Saturday, June 23, 2012

Lonely enough to face Facebook?

           The Atlantic is worried. In their May, 2012 issue, the magazine asked, "Is Facebook Making Us Lonely?"

           The article by Stephen Marche says that we never have been lonelier or more narcissistic. "This loneliness is making us mentally and physically ill." He calls it an epidemic.

           Marche's condemnation is flat out. "We live in an accelerating contradiction: the more connected we become, the lonelier we are. We were promised a global village; instead we inhabit the drab cul-de-sacs and endless freeways of a vast suburb of information."

          He admits that while solitude can be lovely, crowded parties can be agony. "Loneliness is not a matter of external conditions; it is a psychological state," he says. 

          The article quotes the UCLA Loneliness Scale, which shows loneliness rising drastically over a very short period recently. Is social media to blame, even partly?

          Research shows that today we meet fewer people in person, as we increase our "friendships" in social media dramatically. To discuss our real problems, we hire 77,000 clinical psychologists, 30,000 social workers, 400,000 non-clinical social workers, 50,000 marriage and family therapists, 105,000 mental-health counsellors, 220,000 substance abuse counsellors, 17,000 nurse-therapists, and 30,000 life coaches.

          And being lonely is bad for our health. Marche says technology is enabling our tendancy for isolation. Here are some things to think about:

          1. Does Facebook encourage more contacts outside of family, at the expense of family contacts?

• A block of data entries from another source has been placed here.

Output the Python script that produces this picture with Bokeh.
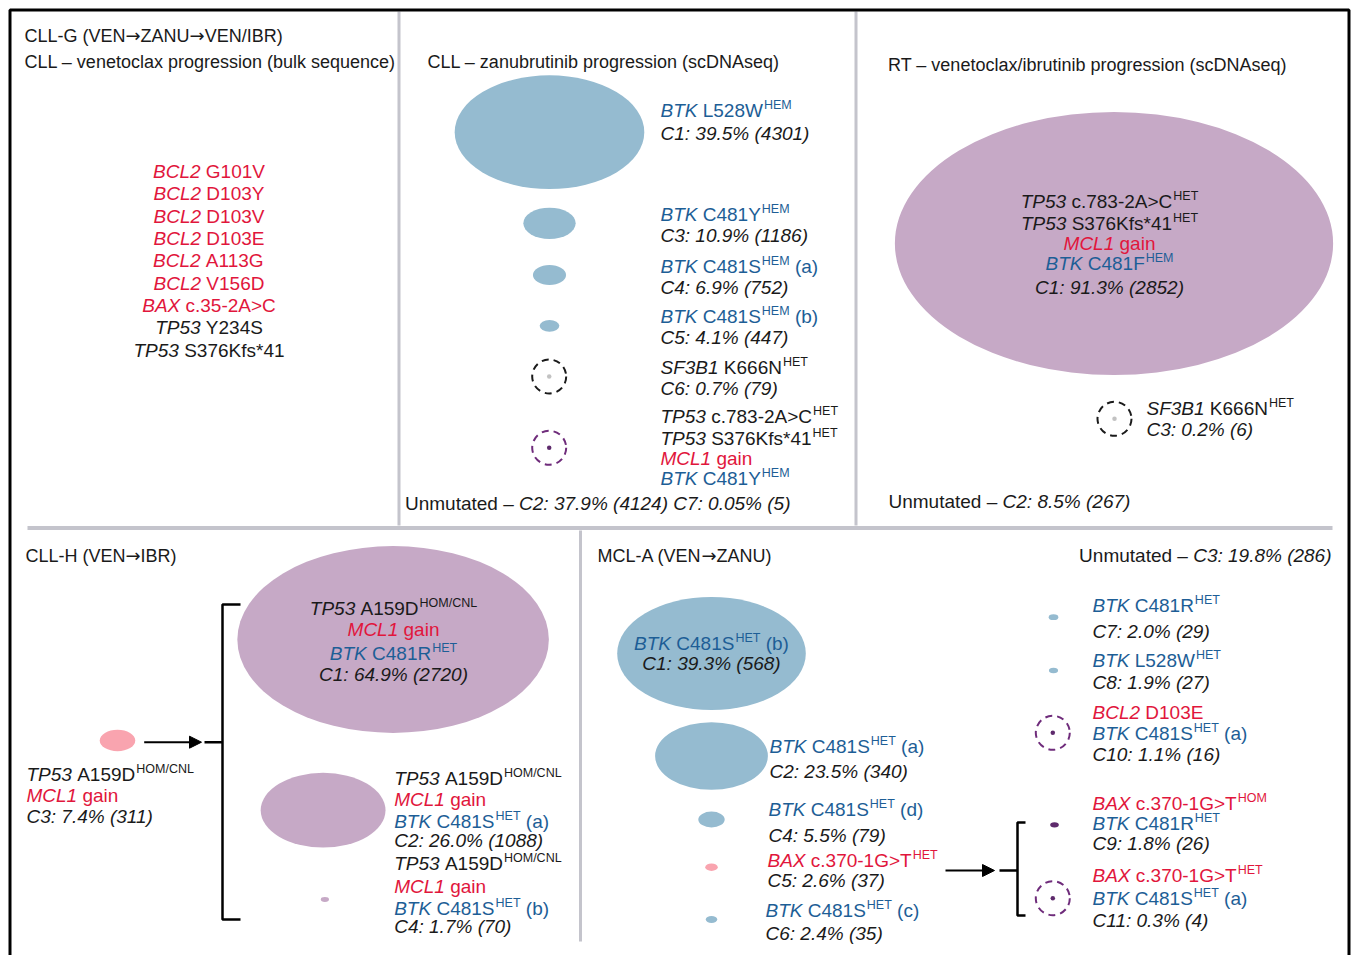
from bokeh.plotting import figure
from bokeh.models import Range1d, ColumnDataSource, Arrow, NormalHead
from bokeh.core.properties import value
from bokeh.embed import file_html
from bokeh.resources import INLINE

# ======================= DATA =======================
# CLL-G: venetoclax progression (bulk sequencing)
bulk_gene = ["BCL2", "BCL2", "BCL2", "BCL2", "BCL2", "BCL2", "BAX", "TP53", "TP53"]
bulk_change = ["G101V", "D103Y", "D103V", "D103E", "A113G", "V156D", "c.35-2A>C", "Y234S", "S376Kfs*41"]

# CLL-G: zanubrutinib progression (scDNAseq)
zanu_clone = ["C1", "C3", "C4", "C5", "C6", "C7"]
zanu_pct = [39.5, 10.9, 6.9, 4.1, 0.7, 0.05]
zanu_cells = [4301, 1186, 752, 447, 79, 5]
zanu_muts = [
    [("BTK", "L528W", "HEM", "")],
    [("BTK", "C481Y", "HEM", "")],
    [("BTK", "C481S", "HEM", "(a)")],
    [("BTK", "C481S", "HEM", "(b)")],
    [("SF3B1", "K666N", "HET", "")],
    [("TP53", "c.783-2A>C", "HET", ""), ("TP53", "S376Kfs*41", "HET", ""),
     ("MCL1", "gain", "", ""), ("BTK", "C481Y", "HEM", "")],
]
zanu_unmut = ("C2", 37.9, 4124)
zanu_footer_clones = ["C7"]

# RT: venetoclax/ibrutinib progression (scDNAseq)
rt_clone = ["C1", "C3"]
rt_pct = [91.3, 0.2]
rt_cells = [2852, 6]
rt_muts = [
    [("TP53", "c.783-2A>C", "HET", ""), ("TP53", "S376Kfs*41", "HET", ""),
     ("MCL1", "gain", "", ""), ("BTK", "C481F", "HEM", "")],
    [("SF3B1", "K666N", "HET", "")],
]
rt_unmut = ("C2", 8.5, 267)

# CLL-H (VEN -> IBR)
h_clone = ["C3", "C1", "C2", "C4"]
h_pct = [7.4, 64.9, 26.0, 1.7]
h_cells = [311, 2720, 1088, 70]
h_muts = [
    [("TP53", "A159D", "HOM/CNL", ""), ("MCL1", "gain", "", "")],
    [("TP53", "A159D", "HOM/CNL", ""), ("MCL1", "gain", "", ""), ("BTK", "C481R", "HET", "")],
    [("TP53", "A159D", "HOM/CNL", ""), ("MCL1", "gain", "", ""), ("BTK", "C481S", "HET", "(a)")],
    [("TP53", "A159D", "HOM/CNL", ""), ("MCL1", "gain", "", ""), ("BTK", "C481S", "HET", "(b)")],
]

# MCL-A (VEN -> ZANU)
m_clone = ["C1", "C2", "C4", "C5", "C6", "C7", "C8", "C10", "C9", "C11"]
m_pct = [39.3, 23.5, 5.5, 2.6, 2.4, 2.0, 1.9, 1.1, 1.8, 0.3]
m_cells = [568, 340, 79, 37, 35, 29, 27, 16, 26, 4]
m_muts = [
    [("BTK", "C481S", "HET", "(b)")],
    [("BTK", "C481S", "HET", "(a)")],
    [("BTK", "C481S", "HET", "(d)")],
    [("BAX", "c.370-1G>T", "HET", "")],
    [("BTK", "C481S", "HET", "(c)")],
    [("BTK", "C481R", "HET", "")],
    [("BTK", "L528W", "HET", "")],
    [("BCL2", "D103E", "", ""), ("BTK", "C481S", "HET", "(a)")],
    [("BAX", "c.370-1G>T", "HOM", ""), ("BTK", "C481R", "HET", "")],
    [("BAX", "c.370-1G>T", "HET", ""), ("BTK", "C481S", "HET", "(a)")],
]
m_unmut = ("C3", 19.8, 286)

# panel titles
titles = ["CLL-G (VEN\u2192ZANU\u2192VEN/IBR)", "CLL \u2013 venetoclax progression (bulk sequence)",
          "CLL \u2013 zanubrutinib progression (scDNAseq)",
          "RT \u2013 venetoclax/ibrutinib progression (scDNAseq)",
          "CLL-H (VEN\u2192IBR)", "MCL-A (VEN\u2192ZANU)"]

# ======================= STYLE =======================
BLACK = "#1a1a1a"
RED = "#e1163c"
BLUE = "#1d5e96"
GENE_COL = {"BTK": BLUE, "BCL2": RED, "BAX": RED, "MCL1": RED, "TP53": BLACK, "SF3B1": BLACK}
F_BLUE, F_PURPLE, F_PINK, F_DARK = "#95bbd0", "#c6a9c6", "#f9a4af", "#5e2a6c"
RING_PURPLE = "#6f2c7b"
GRID_GRAY = "#c4c4cc"
FONT = "Liberation Sans"
ARROW_FONT = "DejaVu Sans"
FS, TFS, SS, SUP_DY = 19, 18, 12.5, -5.5
W_PER_PCT, H_RATIO, RING_R = 4.8, 0.6, 17

zanu_fill = [F_BLUE, F_BLUE, F_BLUE, F_BLUE, "ring_gray", "ring_purple"]
rt_fill = [F_PURPLE, "ring_gray"]
h_fill = [F_PINK, F_PURPLE, F_PURPLE, F_PURPLE]
m_fill = [F_BLUE, F_BLUE, F_BLUE, F_PINK, F_BLUE, F_BLUE, F_BLUE, "ring_purple", F_DARK, "ring_purple"]

# ======================= LAYOUT =======================
title_xy = [(24, 35), (24, 61), (427, 61), (887.5, 64), (25, 555), (597, 555)]
zanu_xy = [(549, 131.7), (549, 222.8), (549, 274.5), (549, 325.3), (548.7, 376), (548.7, 447.3)]
zanu_lab = [(660, [110, 132.5], "left"), (660, [214, 234.5], "left"), (660, [265.5, 286.5], "left"),
            (660, [316, 336.5], "left"), (660, [366.5, 388], "left"), (660, [416, 437.5, 458, 478], "left")]
rt_xy = [(1113.5, 243), (1114, 418.3)]
rt_lab = [(1109, [200.7, 222.7, 243.3, 262.7, 286.7], "center"), (1146, [407.7, 429.3], "left")]
h_xy = [(117, 740), (392.6, 639), (322.6, 809.7), (324.4, 899)]
h_lab = [(26, [774, 795, 816], "left"), (393, [608.3, 629.3, 653.3, 674], "center"),
         (393.7, [778.3, 799.3, 821, 840], "left"), (393.7, [863.3, 885.7, 907.7, 926], "left")]
m_xy = [(711, 653), (711, 755.5), (711, 819), (711, 866.7), (711, 919),
        (1053, 616.7), (1053, 670), (1052.3, 732.3), (1054, 824.3), (1052.3, 897.7)]
m_lab = [(711, [642.7, 663], "center"), (769, [746, 770.7], "left"), (768, [809.3, 835], "left"),
         (767, [860, 880], "left"), (765, [910, 933], "left"), (1092, [605, 631], "left"),
         (1092, [660, 682], "left"), (1092, [711.7, 733.3, 754.3], "left"),
         (1092, [802.7, 822.7, 843.3], "left"), (1092, [875, 897.7, 920], "left")]

# ======================= TEXT HELPERS =======================
AW = {' ': 278, '%': 889, '(': 333, ')': 333, '*': 389, '-': 333, '.': 278, '/': 278, ':': 278,
      '>': 584, '\u2013': 556}
for ch in "0123456789":
    AW[ch] = 556
for ch, w in zip("ABCDEFGHIJKLMNOPQRSTUVWXYZ",
                 [667, 667, 722, 722, 667, 611, 778, 722, 278, 500, 667, 556, 833, 722, 778, 667, 778, 722,
                  667, 611, 722, 667, 944, 667, 667, 611]):
    AW[ch] = w
for ch, w in zip("abcdefghijklmnopqrstuvwxyz",
                 [556, 556, 500, 556, 556, 278, 556, 556, 222, 222, 500, 222, 833, 556, 556, 556, 556, 333,
                  500, 278, 556, 500, 722, 500, 500, 500]):
    AW[ch] = w
ARROW_W = 838

T = {FONT: dict(x=[], y=[], text=[], color=[], style=[], size=[]),
     ARROW_FONT: dict(x=[], y=[], text=[], color=[], style=[], size=[])}


def seg_w(t, size, kind="n"):
    if kind == "a":
        return len(t) * ARROW_W * size / 1000.0
    return sum(AW.get(ch, 556) for ch in t) * size / 1000.0


def fmt(p):
    return f"{p:.2f}" if p < 0.1 else f"{p:.1f}"


def plain_parts(s, color=BLACK):
    parts = []
    chunks = s.split("\u2192")
    for i, c in enumerate(chunks):
        if i > 0:
            parts.append(("\u2192", "a", color))
        if c:
            parts.append((c, "n", color))
    return parts


def emit(parts, x, y, align="left", fs=FS):
    sizes = [SS if k == "s" else fs for _, k, _ in parts]
    total = sum(seg_w(t, s, k) + (1 if k == "s" else 0) for (t, k, _), s in zip(parts, sizes))
    x0 = x - total / 2 if align == "center" else (x - total if align == "right" else x)
    for (t, k, c), s in zip(parts, sizes):
        if k == "s":
            x0 += 1
        lead = len(t) - len(t.lstrip(" "))
        x0 += seg_w(" " * lead, s)
        core = t.strip(" ")
        d = T[ARROW_FONT if k == "a" else FONT]
        d["x"].append(x0)
        d["y"].append(y + (SUP_DY if k == "s" else 0))
        d["text"].append(core)
        d["color"].append(c)
        d["style"].append("italic" if k == "i" else "normal")
        d["size"].append(f"{s}px")
        x0 += seg_w(core, s, k)


def mut_parts(m):
    gene, change, zyg, tag = m
    c = GENE_COL[gene]
    parts = [(gene, "i", c), (" " + change, "n", c)]
    if zyg:
        parts.append((zyg, "s", c))
    if tag:
        parts.append((" " + tag, "n", c))
    return parts


def stat_text(clone, pct, cells):
    return f"{clone}: {fmt(pct)}% ({cells})"


E = dict(x=[], y=[], w=[], h=[], fill=[])
R = dict(x=[], y=[], color=[])
D = dict(x=[], y=[], color=[])


def draw_clones(clones, pcts, cells, muts, fills, xys, labs, footer=()):
    for cl, p, n, ms, f, (cx, cy), (lx, lys, al) in zip(clones, pcts, cells, muts, fills, xys, labs):
        if f.startswith("ring"):
            R["x"].append(cx); R["y"].append(cy)
            R["color"].append(BLACK if f == "ring_gray" else RING_PURPLE)
            D["x"].append(cx); D["y"].append(cy)
            D["color"].append("#c2c2c2" if f == "ring_gray" else F_DARK)
        else:
            w = W_PER_PCT * p
            E["x"].append(cx); E["y"].append(cy); E["w"].append(w); E["h"].append(w * H_RATIO)
            E["fill"].append(f)
        lines = [mut_parts(m) for m in ms]
        if cl not in footer:
            lines.append([(stat_text(cl, p, n), "i", BLACK)])
        for parts, ly in zip(lines, lys):
            emit(parts, lx, ly, al)


# ---- panel titles
for t, (tx, ty) in zip(titles, title_xy):
    emit(plain_parts(t), tx, ty, fs=TFS)

# ---- bulk list
for i, (g, ch) in enumerate(zip(bulk_gene, bulk_change)):
    emit([(g, "i", GENE_COL[g]), (" " + ch, "n", GENE_COL[g])], 208.5, 171 + i * 22.35, "center")

# ---- clones
draw_clones(zanu_clone, zanu_pct, zanu_cells, zanu_muts, zanu_fill, zanu_xy, zanu_lab, zanu_footer_clones)
draw_clones(rt_clone, rt_pct, rt_cells, rt_muts, rt_fill, rt_xy, rt_lab)
draw_clones(h_clone, h_pct, h_cells, h_muts, h_fill, h_xy, h_lab)
draw_clones(m_clone, m_pct, m_cells, m_muts, m_fill, m_xy, m_lab)

# ---- unmutated footers
extra = " ".join(stat_text(c, zanu_pct[zanu_clone.index(c)], zanu_cells[zanu_clone.index(c)])
                 for c in zanu_footer_clones)
emit([("Unmutated \u2013", "n", BLACK), (" " + stat_text(*zanu_unmut) + " " + extra, "i", BLACK)], 404.5, 503)
emit([("Unmutated \u2013", "n", BLACK), (" " + stat_text(*rt_unmut), "i", BLACK)], 888, 501)
emit([("Unmutated \u2013", "n", BLACK), (" " + stat_text(*m_unmut), "i", BLACK)], 1331, 555, "right")

# ======================= FIGURE =======================
p = figure(width=1351, height=955, x_range=Range1d(0, 1351), y_range=Range1d(955, 0),
           output_backend="svg", toolbar_location=None, min_border=0,
           x_axis_location=None, y_axis_location=None)
p.grid.visible = False
p.outline_line_color = None
p.background_fill_color = "white"
p.border_fill_color = "white"

# frame and dividers
p.segment(x0=[398.5, 855.5, 580], y0=[11, 11, 530], x1=[398.5, 855.5, 580], y1=[525, 525, 941],
          line_color=GRID_GRAY, line_width=3)
p.segment(x0=[27], y0=[527.5], x1=[1332], y1=[527.5], line_color=GRID_GRAY, line_width=4)
p.line(x=[9.5, 9.5, 1348.5, 1348.5], y=[955, 9.5, 9.5, 955], line_color="black", line_width=3)

# clone ellipses
p.ellipse(x="x", y="y", width="w", height="h", fill_color="fill", line_color=None,
          source=ColumnDataSource(E))
p.ellipse(x="x", y="y", width=2 * RING_R, height=2 * RING_R, fill_color=None, line_color="color",
          line_width=2, line_dash="7 5", source=ColumnDataSource(R))
p.ellipse(x="x", y="y", width=4.5, height=4.5, fill_color="color", line_color=None,
          source=ColumnDataSource(D))

# arrows and brackets
for (xs, xe, ya) in [(143.7, 201, 741.7), (945, 994, 870)]:
    p.add_layout(Arrow(end=NormalHead(size=12, fill_color="black", line_color="black"),
                       x_start=xs, y_start=ya, x_end=xe, y_end=ya, line_width=2, line_color="black"))
p.segment(x0=[204, 999], y0=[741.7, 870], x1=[222, 1017], y1=[741.7, 870], line_color="black", line_width=2.5)
p.line(x=[240, 222, 222, 240], y=[604, 604, 919, 919], line_color="black", line_width=2.5)
p.line(x=[1025, 1017, 1017, 1025], y=[822, 822, 915, 915], line_color="black", line_width=2.5)

# all texts
for font, d in T.items():
    if d["x"]:
        p.text(x="x", y="y", text="text", text_color="color", text_font_style="style",
               text_font_size="size", text_font=value(font), text_baseline="middle",
               text_align="left", source=ColumnDataSource(d))

open("out.html", "w").write(file_html(p, INLINE))
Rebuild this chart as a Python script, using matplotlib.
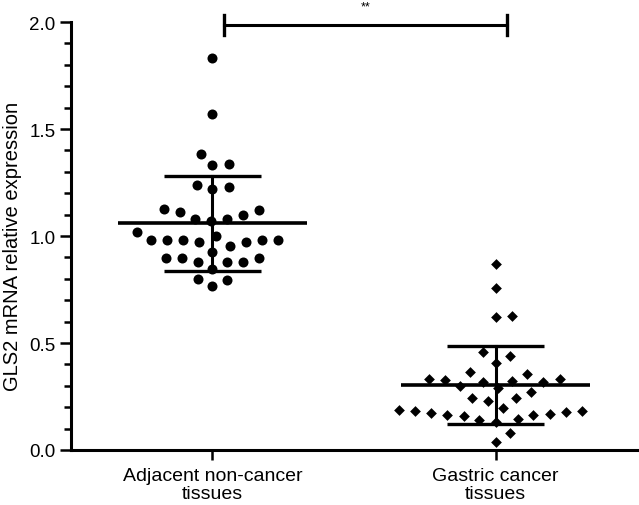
import numpy as np
import matplotlib
matplotlib.use("Agg")
import matplotlib.pyplot as plt

plt.rcParams["font.family"] = ["Liberation Sans", "DejaVu Sans"]

# values
groups = ["Adjacent non-cancer\ntissues", "Gastric cancer\ntissues"]
adjacent = [1.83, 1.57, 1.385, 1.33, 1.337, 1.23, 1.22, 1.237, 1.124, 1.11,
            1.12, 1.10, 1.08, 1.07, 1.08, 1.02, 0.98, 0.98, 0.98, 0.97,
            0.955, 0.97, 0.98, 0.98, 0.998, 0.924, 0.897, 0.88, 0.88, 0.88,
            0.897, 0.897, 0.846, 0.80, 0.796, 0.765]
gastric = [0.870, 0.755, 0.625, 0.62, 0.456, 0.44, 0.406, 0.3625, 0.355, 0.333,
           0.328, 0.319, 0.316, 0.322, 0.334, 0.2875, 0.297, 0.269, 0.245, 0.245,
           0.227, 0.1875, 0.18, 0.172, 0.1625, 0.159, 0.142, 0.130, 0.144, 0.164,
           0.167, 0.177, 0.184, 0.198, 0.078, 0.039]
means = [1.06, 0.304]
sds = [0.222, 0.182]
sig_label = "**"


def swarm_offsets(ypx, d):
    """greedy beeswarm in pixel space, returns x offsets in px"""
    placed = []
    offs = np.zeros(len(ypx))
    for i in np.argsort(ypx):
        y = ypx[i]
        cands = [0.0]
        for px, py in placed:
            dy = y - py
            if abs(dy) < d:
                dx = np.sqrt(d * d - dy * dy)
                cands += [px + dx, px - dx]
        cands.sort(key=abs)
        for c in cands:
            if all((c - px) ** 2 + (y - py) ** 2 >= d * d - 1e-6 for px, py in placed):
                offs[i] = c
                placed.append((c, y))
                break
    return offs


fig = plt.figure(figsize=(6.39, 5.06), dpi=100)
ax = fig.add_axes([0.111, 0.1087, 0.886, 0.8458])
ax.set_xlim(-0.5, 1.5)
ax.set_ylim(0, 2.0)

px_per_x = ax.transData.transform((1, 0))[0] - ax.transData.transform((0, 0))[0]

for i, (vals, mk, ms) in enumerate([(adjacent, "o", 52), (gastric, "D", 30)]):
    vals = np.array(vals)
    ypx = ax.transData.transform(np.column_stack([np.zeros_like(vals), vals]))[:, 1]
    offs = swarm_offsets(ypx, 16.3)
    ax.scatter(i + offs / px_per_x, vals, s=ms, marker=mk, color="black",
               linewidths=0, zorder=3)
    m, sd = means[i], sds[i]
    ax.plot([i - 0.333, i + 0.333], [m, m], color="black", lw=2.6, zorder=4,
            solid_capstyle="butt")
    ax.plot([i - 0.171, i + 0.171], [m + sd, m + sd], color="black", lw=2.4,
            zorder=4, solid_capstyle="butt")
    ax.plot([i - 0.171, i + 0.171], [m - sd, m - sd], color="black", lw=2.4,
            zorder=4, solid_capstyle="butt")
    ax.plot([i, i], [m - sd, m + sd], color="black", lw=2.2, zorder=4)

# significance bar
ax.plot([0.042, 1.04], [1.986, 1.986], color="black", lw=2.2, clip_on=False)
for xb in [0.042, 1.04]:
    ax.plot([xb, xb], [1.94, 2.035], color="black", lw=2.4, clip_on=False)
ax.text(0.54, 2.045, sig_label, ha="center", va="bottom", fontsize=9)

for s in ["top", "right"]:
    ax.spines[s].set_visible(False)
for s in ["left", "bottom"]:
    ax.spines[s].set_linewidth(2.2)

ax.set_yticks(np.arange(0, 2.01, 0.5))
ax.set_yticklabels(["0.0", "0.5", "1.0", "1.5", "2.0"])
ax.set_yticks(np.arange(0, 2.01, 0.1), minor=True)
ax.tick_params(axis="y", which="major", length=8, width=1.8, labelsize=13.5, pad=3)
ax.tick_params(axis="y", which="minor", length=5, width=1.8)
ax.set_xticks([0, 1])
ax.set_xticklabels(groups)
ax.tick_params(axis="x", length=7, width=1.8, labelsize=14, pad=5)
for lab in ax.get_xticklabels():
    lab.set_linespacing(1.08)

ax.set_ylabel("GLS2 mRNA relative expression", fontsize=14.5)
ax.yaxis.set_label_coords(-0.086, 0.477)

fig.savefig("out.png", dpi=100)
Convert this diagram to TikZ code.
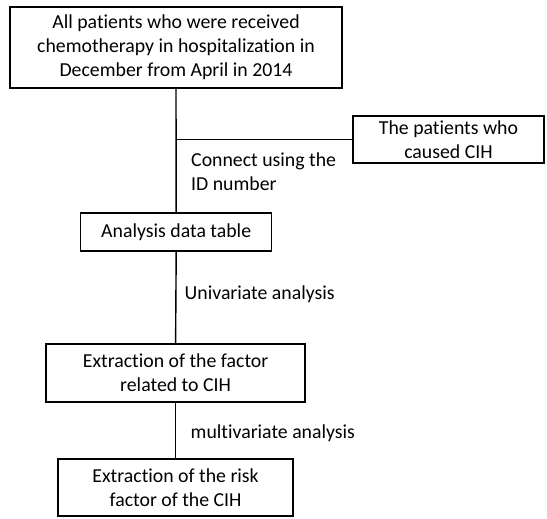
\documentclass[tikz,border=0pt]{standalone}
\usepackage{fontspec}
\setmainfont{Carlito}[Ligatures=NoCommon]
\begin{document}
\begin{tikzpicture}[x=1pt,y=-1pt,
  box/.style={draw=black,line width=1.4pt,inner sep=0pt,align=center,
    font=\fontsize{19.8}{24}\selectfont},
  lbl/.style={inner sep=0pt,anchor=west,align=left,
    font=\fontsize{19.8}{24}\selectfont},
  conn/.style={draw=black,line width=1.4pt}]
\useasboundingbox (0,0) rectangle (547,519);
\node[box,minimum width=332pt,minimum height=81pt] (top) at (176,47.5)
  {All patients who were received\\chemotherapy in hospitalization in\\December from April in 2014};
\node[box,minimum width=191pt,minimum height=47pt] (right) at (448.5,139.5)
  {The patients who\\caused CIH};
\node[box,minimum width=191pt,minimum height=38pt] (analysis) at (176.2,232)
  {Analysis data table};
\node[box,minimum width=259pt,minimum height=58pt] (factor) at (175.6,373)
  {Extraction of the factor\\related to CIH};
\node[box,minimum width=235pt,minimum height=57pt] (risk) at (175.6,487.5)
  {Extraction of the risk\\factor of the CIH};
\coordinate (j) at (top.south |- right.west);
\draw[conn] (top.south) -- (analysis.north);
\draw[conn] (j) -- (right.west);
\draw[conn] (analysis.south) -- (factor.north);
\draw[conn] (factor.south) -- (risk.north);
\node[lbl] (l1) at (191,171.5) {Connect using the\\ID number};
\node[lbl] (l2) at (184.5,294) {Univariate analysis};
\node[lbl] (l3) at (190.5,433) {multivariate analysis};
\end{tikzpicture}
\end{document}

          2. Do lonely people spend more and more time on Facebook? Is it a substitute for personal relationships?

          3. Does "Liking" substitute for expressing yourself fully?

          4. Is wandering through Facebook a lonely task or a social task for you?

          The article concludes that loneliness is not something that social media is doing to us. It's something we're doing to ourselves.

          Whatever is going to become of solitude?